Municipal residency fight goes to Ohio Supreme Court
Municipal residency fight goes to Ohio Supreme Court
More than two years after an odd mix of labor-indebted Democrats and Republicans espousing libertarian values told city residents throughout Ohio that they don’t have the right to require the people they hire to live in the cities they serve, the Ohio Supreme Court will have the last word.
Some Common Pleas courts have upheld the General Assembly’s law banning most local residency requirements. But three separate appeals courts have now ruled that lawmakers in Columbus overreached when they decided that their authority to provide for the ‘’general welfare’’ of employees in the state trumps a city’s right to require its employees to live where they work.
The Supreme Court has agreed to hear appeals filed by public employee unions over rulings by the 9th District Court of Appeals, which sided with Akron, and the 3rd District Court of Appeals, which sided with Lima. Both cities maintained that their charters, which include residency requirements, are constitutionally valid and not subject to being overruled by state legislators.
In the weeks since the Supreme Court agreed to hear those cases, the 8th District Court of Appeals ruled that Cleveland’s residency requirement is a “valid exercise of its home-rule powers under the Ohio Constitution.” Cleveland unions are expected to ask the Supreme Court to add that case to its docket.
The state law overturning residency requirements is being challenged by large and small cities across the state, including Youngstown and Warren. Some townships also have required their public employees to live within the jurisdiction.
The voters spoke
In many cases, such as in Youngstown, residency requirements have been voted on by the citizens and require a person being hired to live in the city at the time of hiring or to establish and maintain residency within a reasonable time.
An applicant for a city job clearly knows that residency is a condition of employment and has the option of taking the job or not taking it.
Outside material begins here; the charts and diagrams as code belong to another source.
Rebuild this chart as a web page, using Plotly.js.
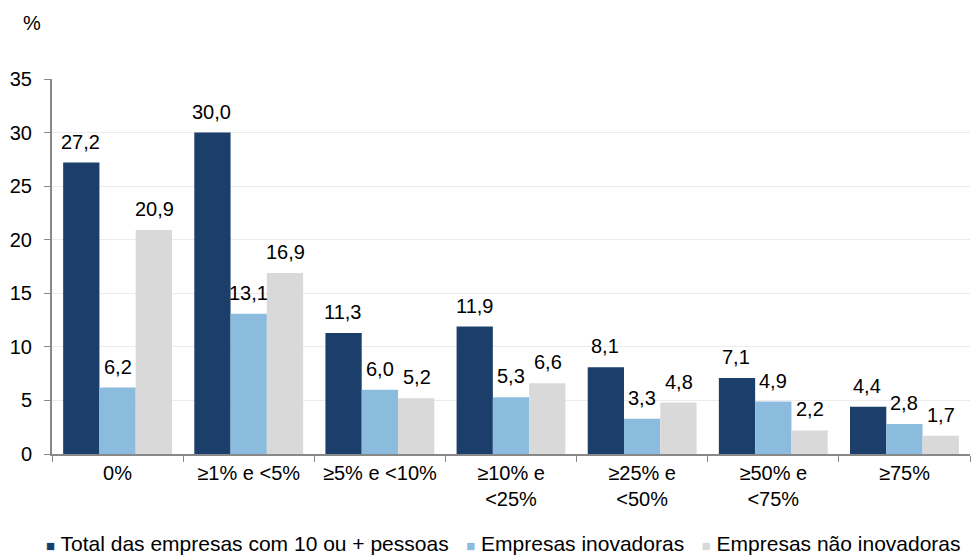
<!DOCTYPE html>
<html><head><meta charset="utf-8">
<script src="https://cdn.plot.ly/plotly-3.0.1.min.js"></script>
<style>html,body{margin:0;padding:0;background:#fff}#c{width:971px;height:558px}</style>
</head><body><div id="c"></div>
<script>
const categories = ["0%", "≥1% e <5%", "≥5% e <10%", "≥10% e<br><25%", "≥25% e<br><50%", "≥50% e<br><75%", "≥75%"];
const seriesNames = ["Total das empresas com 10 ou + pessoas", "Empresas inovadoras", "Empresas não inovadoras"];
const totalVals = [27.2, 30.0, 11.3, 11.9, 8.1, 7.1, 4.4];
const inovVals = [6.2, 13.1, 6.0, 5.3, 3.3, 4.9, 2.8];
const naoInovVals = [20.9, 16.9, 5.2, 6.6, 4.8, 2.2, 1.7];
const colors = ["#1B3F6A", "#8BBCDD", "#D9D9D9"];
const yTicks = [0, 5, 10, 15, 20, 25, 30, 35];

const FONT = "Liberation Sans, Arial, sans-serif";
const allVals = [totalVals, inovVals, naoInovVals];
const traces = allVals.map((v, i) => ({
  type: "bar", x: categories, y: v, name: seriesNames[i],
  marker: {color: colors[i]}, hoverinfo: "none"
}));

const fmt = v => v.toFixed(1).replace(".", ",");
const annotations = [];
allVals.forEach((v, i) => {
  v.forEach((val, j) => {
    annotations.push({
      x: categories[j], y: val, xref: "x", yref: "y", xshift: (i - 1) * 37, yshift: 8,
      text: fmt(val), showarrow: false, xanchor: "center", yanchor: "bottom",
      font: {family: FONT, size: 20, color: "#000"}
    });
  });
});
annotations.push({text: "%", xref: "paper", yref: "paper", x: -0.022, y: 1.15, showarrow: false,
  xanchor: "center", yanchor: "middle", font: {family: FONT, size: 20, color: "#000"}});
const sq = c => `<span style="color:${c};font-size:15px">■</span>`;
const legendText = seriesNames.map((n, i) => sq(colors[i]) + " " + n).join("   ");
annotations.push({text: legendText, xref: "paper", yref: "paper", x: -0.009, y: -0.238,
  xanchor: "left", yanchor: "middle", showarrow: false, font: {family: FONT, size: 21, color: "#000"}});

const layout = {
  width: 971, height: 558,
  margin: {l: 52, r: 1, t: 79, b: 104},
  font: {family: FONT, size: 20, color: "#000"},
  barmode: "group", bargap: 0.17, bargroupgap: 0,
  plot_bgcolor: "#fff", paper_bgcolor: "#fff",
  showlegend: false,
  xaxis: {showline: true, linecolor: "#888", linewidth: 2, ticks: "outside", tickson: "boundaries",
          ticklen: 6, tickcolor: "#888", tickfont: {size: 20}, showgrid: false, automargin: false},
  yaxis: {range: [0, 35], tickvals: yTicks, ticks: "outside", ticklen: 6, tickcolor: "#888",
          showline: true, linecolor: "#888", linewidth: 2, showgrid: true, gridcolor: "#ebebeb",
          tickfont: {size: 20}, zeroline: false, ticklabelstandoff: 8, automargin: false},
  annotations: annotations
};
Plotly.newPlot("c", traces, layout, {displayModeBar: false, staticPlot: true});
</script></body></html>
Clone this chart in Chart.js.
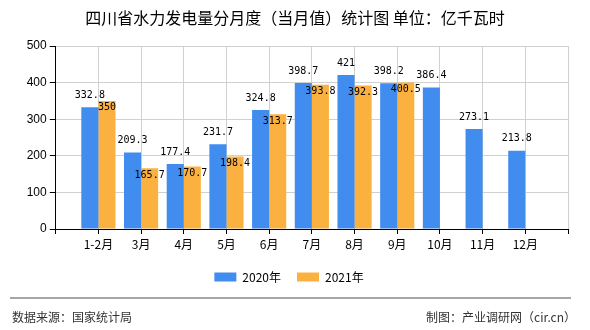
<!DOCTYPE html>
<html>
<head>
<meta charset="utf-8">
<script src="https://cdn.jsdelivr.net/npm/chart.js@4.4.0/dist/chart.umd.min.js"></script>
<style>
  html, body { margin: 0; padding: 0; background: #fff; }
  #wrap { position: relative; width: 590px; height: 330px; }
</style>
</head>
<body>
<div id="wrap"><canvas id="hydroChart" width="590" height="330"></canvas></div>
<script>
// 四川省水力发电量（亿千瓦时）
const categories = ['1-2月', '3月', '4月', '5月', '6月', '7月', '8月', '9月', '10月', '11月', '12月'];
const values2020 = [332.8, 209.3, 177.4, 231.7, 324.8, 398.7, 421, 398.2, 386.4, 273.1, 213.8];
const values2021 = [350, 165.7, 170.7, 198.4, 313.7, 393.8, 392.3, 400.5, null, null, null];
const seriesNames = ['2020年', '2021年'];
const yTicks = [0, 100, 200, 300, 400, 500];

const titleText = '四川省水力发电量分月度（当月值）统计图 单位：亿千瓦时';
const sourceText = '数据来源：国家统计局';
const makerText = '制图：产业调研网（cir.cn）';

const CJK = '"Noto Sans CJK SC", "DejaVu Sans", sans-serif';

// title, footer and value labels
const decorations = {
    id: 'decorations',
    beforeDraw(chart) {
        const ctx = chart.ctx;
        ctx.save();
        ctx.fillStyle = '#fff';
        ctx.fillRect(0, 0, chart.width, chart.height);
        ctx.restore();
    },
    afterDraw(chart) {
        const ctx = chart.ctx;
        ctx.save();
        ctx.fillStyle = '#000';
        ctx.font = '16px ' + CJK;
        ctx.textAlign = 'center';
        ctx.textBaseline = 'middle';
        ctx.fillText(titleText, 295, 18);

        ctx.strokeStyle = '#888';
        ctx.lineWidth = 1.5;
        ctx.beginPath();
        ctx.moveTo(10, 298);
        ctx.lineTo(571, 298);
        ctx.stroke();

        ctx.fillStyle = '#333';
        ctx.font = '12px ' + CJK;
        ctx.textAlign = 'left';
        ctx.fillText(sourceText, 12, 317);
        ctx.textAlign = 'right';
        ctx.fillText(makerText, 576, 317);
        ctx.restore();
    },
    afterDatasetsDraw(chart) {
        const ctx = chart.ctx;
        ctx.save();
        ctx.fillStyle = '#000';
        ctx.font = '10px "DejaVu Sans Mono", "Liberation Mono", monospace';
        ctx.textAlign = 'center';
        ctx.textBaseline = 'middle';
        chart.data.datasets.forEach((ds, di) => {
            const meta = chart.getDatasetMeta(di);
            meta.data.forEach((bar, i) => {
                const v = ds.data[i].y;
                if (v === null || v === undefined) return;
                const y = di === 0 ? bar.y - 12 : bar.y + 7;
                ctx.fillText(String(v), bar.x, y);
            });
        });
        ctx.restore();
    }
};

const ctx = document.getElementById('hydroChart').getContext('2d');
new Chart(ctx, {
    type: 'bar',
    data: {
        datasets: [
            {
                label: seriesNames[0],
                data: categories.map((c, i) => ({ x: i, y: values2020[i] })),
                backgroundColor: '#418DEF'
            },
            {
                label: seriesNames[1],
                data: categories.map((c, i) => ({ x: i, y: values2021[i] })),
                backgroundColor: '#FBB13F'
            }
        ]
    },
    options: {
        responsive: false,
        animation: false,
        categoryPercentage: 0.8,
        barPercentage: 1.0,
        layout: { padding: { left: 10, right: 22, top: 46, bottom: 37 } },
        plugins: {
            title: { display: false },
            tooltip: { enabled: false },
            legend: {
                position: 'bottom',
                labels: {
                    boxWidth: 22,
                    boxHeight: 9,
                    padding: 16,
                    color: '#000',
                    font: { size: 12, family: CJK }
                }
            }
        },
        scales: {
            x: {
                type: 'linear',
                min: -1,
                max: categories.length,
                offset: false,
                grid: { offset: false, color: '#d0d0d0', tickColor: '#000', tickLength: 5 },
                border: { color: '#000', width: 1 },
                ticks: {
                    stepSize: 1,
                    autoSkip: false,
                    maxRotation: 0,
                    padding: 3,
                    color: '#000',
                    font: { size: 12, family: CJK },
                    callback: v => categories[v] || ''
                },
                afterFit: s => { s.height = 26; }
            },
            y: {
                min: 0,
                max: yTicks[yTicks.length - 1],
                grid: { color: '#d0d0d0', tickColor: '#000', tickLength: 6 },
                border: { color: '#000', width: 1 },
                afterBuildTicks: s => { s.ticks = yTicks.map(v => ({ value: v })); },
                ticks: {
                    padding: 3,
                    color: '#000',
                    font: { size: 12, family: '"Liberation Sans", Arial, sans-serif' }
                },
                afterFit: s => { s.width = 45.7; }
            }
        }
    },
    plugins: [decorations]
});
</script>
</body>
</html>
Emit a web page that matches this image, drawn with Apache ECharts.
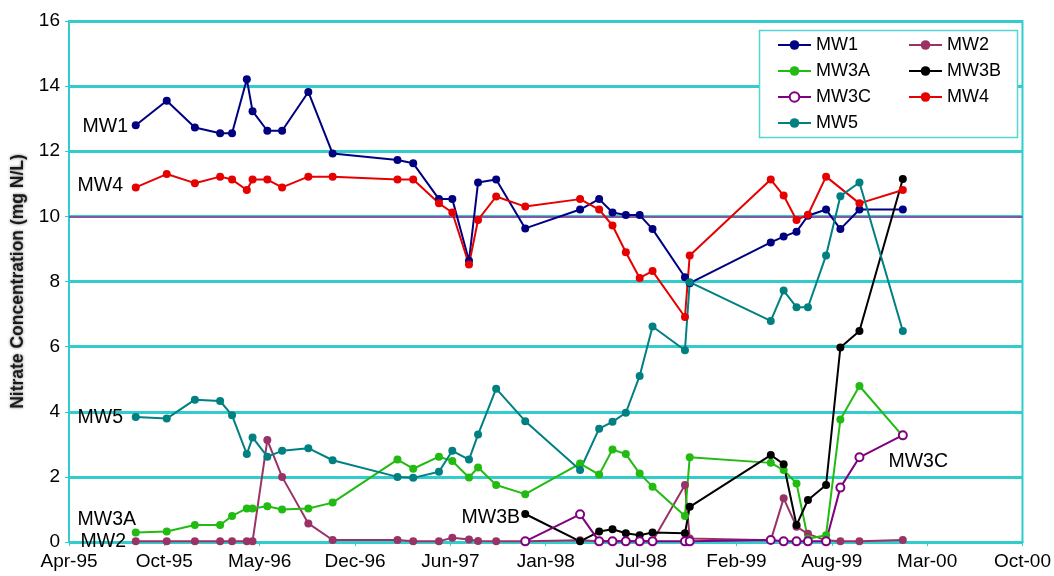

As a political subdivision, a city has an obvious interest in wanting hundreds of well-paid employees living in its neighborhoods and being part of the community. City voters have a right to demand that the people a city hires have a commitment to the city.
In the past, the Ohio Supreme Court has upheld Ohio’s status as an at-will employment state, meaning that any employer can dismiss any employee with or without cause, as long as the firing doesn’t violate a specific employment contract or state or federal anti-discrimination laws. The justices, it would seem, will open the principle of at-will employment to other attacks if the Supreme Court finds that cities don’t have the ability to establish and enforce employment rules. Of course, many of those same legislators — especially those of a libertarian nature — who voted to hamstring cities in their employment practices would fight tooth-and-nail to protect the at-will prerogative of private employers. Consistency and politics often don’t mix.
The passion of employees claiming a right to live where they want, the money that public employee unions are willing to spend on these cases, the obligation of the state attorney general to defend state law, the need for cities to protect their employment options and defend the decisions made by voters at the ballot box — all these conflicting forces will make for as much drama as one can expect at the Ohio Supreme Court.
And that’s where it will end, because this is purely a state issue. The Supreme Court of the United States long ago ruled that municipal residency requirements are constitutional.